DIRECTIONS FOR THIS TASK: Repeat, exactly and in full, the lines of the listing below, but without any pictures.

============================================================

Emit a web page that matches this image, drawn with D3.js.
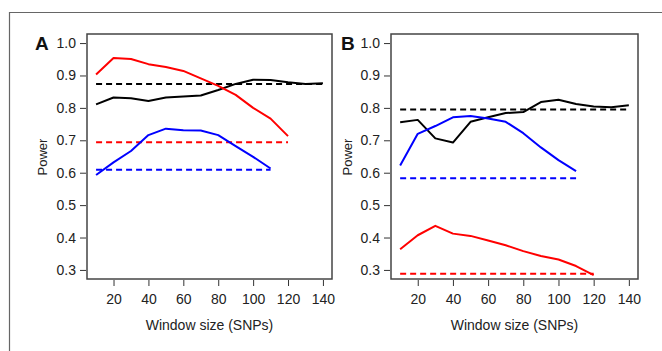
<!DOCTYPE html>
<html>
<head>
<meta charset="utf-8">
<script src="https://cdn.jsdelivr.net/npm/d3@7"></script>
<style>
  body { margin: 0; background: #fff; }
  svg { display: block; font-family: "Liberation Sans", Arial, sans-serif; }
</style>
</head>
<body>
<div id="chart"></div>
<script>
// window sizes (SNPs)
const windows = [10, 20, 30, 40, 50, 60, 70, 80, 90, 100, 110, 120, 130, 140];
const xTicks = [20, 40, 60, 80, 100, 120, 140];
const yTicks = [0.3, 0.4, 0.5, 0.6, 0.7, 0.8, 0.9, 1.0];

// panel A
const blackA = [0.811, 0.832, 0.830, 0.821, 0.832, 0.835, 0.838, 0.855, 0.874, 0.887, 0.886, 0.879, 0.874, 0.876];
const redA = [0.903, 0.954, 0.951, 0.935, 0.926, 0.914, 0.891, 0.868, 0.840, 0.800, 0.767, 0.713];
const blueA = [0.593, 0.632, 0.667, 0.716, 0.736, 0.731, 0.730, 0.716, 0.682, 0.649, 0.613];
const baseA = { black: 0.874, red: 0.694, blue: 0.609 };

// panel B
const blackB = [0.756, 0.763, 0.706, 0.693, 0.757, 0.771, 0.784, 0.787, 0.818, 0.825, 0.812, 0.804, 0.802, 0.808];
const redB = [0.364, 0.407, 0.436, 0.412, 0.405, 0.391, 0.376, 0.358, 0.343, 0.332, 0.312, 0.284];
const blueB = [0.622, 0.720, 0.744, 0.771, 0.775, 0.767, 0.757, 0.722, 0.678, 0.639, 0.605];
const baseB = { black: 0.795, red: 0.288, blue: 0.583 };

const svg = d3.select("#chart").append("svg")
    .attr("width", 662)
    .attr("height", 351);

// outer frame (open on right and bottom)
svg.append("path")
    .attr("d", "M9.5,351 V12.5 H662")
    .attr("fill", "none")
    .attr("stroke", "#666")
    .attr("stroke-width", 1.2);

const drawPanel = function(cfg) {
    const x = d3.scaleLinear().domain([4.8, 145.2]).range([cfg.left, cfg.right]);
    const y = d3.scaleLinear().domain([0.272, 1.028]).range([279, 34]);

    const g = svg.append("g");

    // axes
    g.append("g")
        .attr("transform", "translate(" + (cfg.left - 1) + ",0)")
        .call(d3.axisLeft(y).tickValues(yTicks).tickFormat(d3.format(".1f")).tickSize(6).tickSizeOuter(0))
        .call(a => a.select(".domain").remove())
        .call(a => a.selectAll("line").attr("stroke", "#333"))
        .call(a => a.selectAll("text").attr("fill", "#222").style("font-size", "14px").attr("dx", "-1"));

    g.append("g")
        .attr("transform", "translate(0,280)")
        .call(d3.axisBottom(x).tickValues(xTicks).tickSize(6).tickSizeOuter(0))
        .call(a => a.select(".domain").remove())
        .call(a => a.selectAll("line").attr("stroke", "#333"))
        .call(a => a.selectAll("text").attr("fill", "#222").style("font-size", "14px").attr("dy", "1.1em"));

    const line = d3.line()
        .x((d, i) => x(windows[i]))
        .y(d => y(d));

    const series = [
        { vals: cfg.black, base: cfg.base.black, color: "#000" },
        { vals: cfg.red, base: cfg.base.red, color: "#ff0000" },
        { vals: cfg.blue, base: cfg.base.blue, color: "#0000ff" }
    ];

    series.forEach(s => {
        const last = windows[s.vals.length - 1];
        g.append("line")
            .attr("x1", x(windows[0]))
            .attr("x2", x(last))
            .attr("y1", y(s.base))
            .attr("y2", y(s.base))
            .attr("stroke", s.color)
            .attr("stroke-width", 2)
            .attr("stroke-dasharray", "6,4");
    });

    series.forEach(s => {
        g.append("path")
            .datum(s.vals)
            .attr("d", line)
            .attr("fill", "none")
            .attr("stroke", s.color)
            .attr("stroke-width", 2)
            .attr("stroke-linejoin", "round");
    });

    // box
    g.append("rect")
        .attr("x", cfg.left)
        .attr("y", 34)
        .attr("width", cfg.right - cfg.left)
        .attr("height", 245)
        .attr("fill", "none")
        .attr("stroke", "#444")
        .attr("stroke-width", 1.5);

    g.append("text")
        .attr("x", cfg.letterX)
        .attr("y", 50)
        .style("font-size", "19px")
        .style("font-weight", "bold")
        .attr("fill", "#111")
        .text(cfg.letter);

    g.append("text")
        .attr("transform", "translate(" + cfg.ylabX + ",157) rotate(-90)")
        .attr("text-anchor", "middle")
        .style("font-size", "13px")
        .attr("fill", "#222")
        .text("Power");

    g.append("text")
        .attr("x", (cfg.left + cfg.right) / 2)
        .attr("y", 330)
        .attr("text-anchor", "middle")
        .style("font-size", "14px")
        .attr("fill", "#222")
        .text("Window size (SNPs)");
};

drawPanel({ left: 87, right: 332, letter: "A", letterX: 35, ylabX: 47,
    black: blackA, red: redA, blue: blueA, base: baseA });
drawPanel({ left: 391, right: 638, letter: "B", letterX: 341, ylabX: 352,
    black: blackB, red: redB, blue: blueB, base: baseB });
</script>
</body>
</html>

============================================================

FULL RESPONSE:
Emit a web page that matches this image, drawn with D3.js.
<!DOCTYPE html>
<html>
<head>
<meta charset="utf-8">
<script src="https://cdn.jsdelivr.net/npm/d3@7"></script>
<style>
  body { margin: 0; background: #fff; }
  svg { display: block; font-family: "Liberation Sans", Arial, sans-serif; }
</style>
</head>
<body>
<div id="chart"></div>
<script>
// window sizes (SNPs)
const windows = [10, 20, 30, 40, 50, 60, 70, 80, 90, 100, 110, 120, 130, 140];
const xTicks = [20, 40, 60, 80, 100, 120, 140];
const yTicks = [0.3, 0.4, 0.5, 0.6, 0.7, 0.8, 0.9, 1.0];

// panel A
const blackA = [0.811, 0.832, 0.830, 0.821, 0.832, 0.835, 0.838, 0.855, 0.874, 0.887, 0.886, 0.879, 0.874, 0.876];
const redA = [0.903, 0.954, 0.951, 0.935, 0.926, 0.914, 0.891, 0.868, 0.840, 0.800, 0.767, 0.713];
const blueA = [0.593, 0.632, 0.667, 0.716, 0.736, 0.731, 0.730, 0.716, 0.682, 0.649, 0.613];
const baseA = { black: 0.874, red: 0.694, blue: 0.609 };

// panel B
const blackB = [0.756, 0.763, 0.706, 0.693, 0.757, 0.771, 0.784, 0.787, 0.818, 0.825, 0.812, 0.804, 0.802, 0.808];
const redB = [0.364, 0.407, 0.436, 0.412, 0.405, 0.391, 0.376, 0.358, 0.343, 0.332, 0.312, 0.284];
const blueB = [0.622, 0.720, 0.744, 0.771, 0.775, 0.767, 0.757, 0.722, 0.678, 0.639, 0.605];
const baseB = { black: 0.795, red: 0.288, blue: 0.583 };

const svg = d3.select("#chart").append("svg")
    .attr("width", 662)
    .attr("height", 351);

// outer frame (open on right and bottom)
svg.append("path")
    .attr("d", "M9.5,351 V12.5 H662")
    .attr("fill", "none")
    .attr("stroke", "#666")
    .attr("stroke-width", 1.2);

const drawPanel = function(cfg) {
    const x = d3.scaleLinear().domain([4.8, 145.2]).range([cfg.left, cfg.right]);
    const y = d3.scaleLinear().domain([0.272, 1.028]).range([279, 34]);

    const g = svg.append("g");

    // axes
    g.append("g")
        .attr("transform", "translate(" + (cfg.left - 1) + ",0)")
        .call(d3.axisLeft(y).tickValues(yTicks).tickFormat(d3.format(".1f")).tickSize(6).tickSizeOuter(0))
        .call(a => a.select(".domain").remove())
        .call(a => a.selectAll("line").attr("stroke", "#333"))
        .call(a => a.selectAll("text").attr("fill", "#222").style("font-size", "14px").attr("dx", "-1"));

    g.append("g")
        .attr("transform", "translate(0,280)")
        .call(d3.axisBottom(x).tickValues(xTicks).tickSize(6).tickSizeOuter(0))
        .call(a => a.select(".domain").remove())
        .call(a => a.selectAll("line").attr("stroke", "#333"))
        .call(a => a.selectAll("text").attr("fill", "#222").style("font-size", "14px").attr("dy", "1.1em"));

    const line = d3.line()
        .x((d, i) => x(windows[i]))
        .y(d => y(d));

    const series = [
        { vals: cfg.black, base: cfg.base.black, color: "#000" },
        { vals: cfg.red, base: cfg.base.red, color: "#ff0000" },
        { vals: cfg.blue, base: cfg.base.blue, color: "#0000ff" }
    ];

    series.forEach(s => {
        const last = windows[s.vals.length - 1];
        g.append("line")
            .attr("x1", x(windows[0]))
            .attr("x2", x(last))
            .attr("y1", y(s.base))
            .attr("y2", y(s.base))
            .attr("stroke", s.color)
            .attr("stroke-width", 2)
            .attr("stroke-dasharray", "6,4");
    });

    series.forEach(s => {
        g.append("path")
            .datum(s.vals)
            .attr("d", line)
            .attr("fill", "none")
            .attr("stroke", s.color)
            .attr("stroke-width", 2)
            .attr("stroke-linejoin", "round");
    });

    // box
    g.append("rect")
        .attr("x", cfg.left)
        .attr("y", 34)
        .attr("width", cfg.right - cfg.left)
        .attr("height", 245)
        .attr("fill", "none")
        .attr("stroke", "#444")
        .attr("stroke-width", 1.5);

    g.append("text")
        .attr("x", cfg.letterX)
        .attr("y", 50)
        .style("font-size", "19px")
        .style("font-weight", "bold")
        .attr("fill", "#111")
        .text(cfg.letter);

    g.append("text")
        .attr("transform", "translate(" + cfg.ylabX + ",157) rotate(-90)")
        .attr("text-anchor", "middle")
        .style("font-size", "13px")
        .attr("fill", "#222")
        .text("Power");

    g.append("text")
        .attr("x", (cfg.left + cfg.right) / 2)
        .attr("y", 330)
        .attr("text-anchor", "middle")
        .style("font-size", "14px")
        .attr("fill", "#222")
        .text("Window size (SNPs)");
};

drawPanel({ left: 87, right: 332, letter: "A", letterX: 35, ylabX: 47,
    black: blackA, red: redA, blue: blueA, base: baseA });
drawPanel({ left: 391, right: 638, letter: "B", letterX: 341, ylabX: 352,
    black: blackB, red: redB, blue: blueB, base: baseB });
</script>
</body>
</html>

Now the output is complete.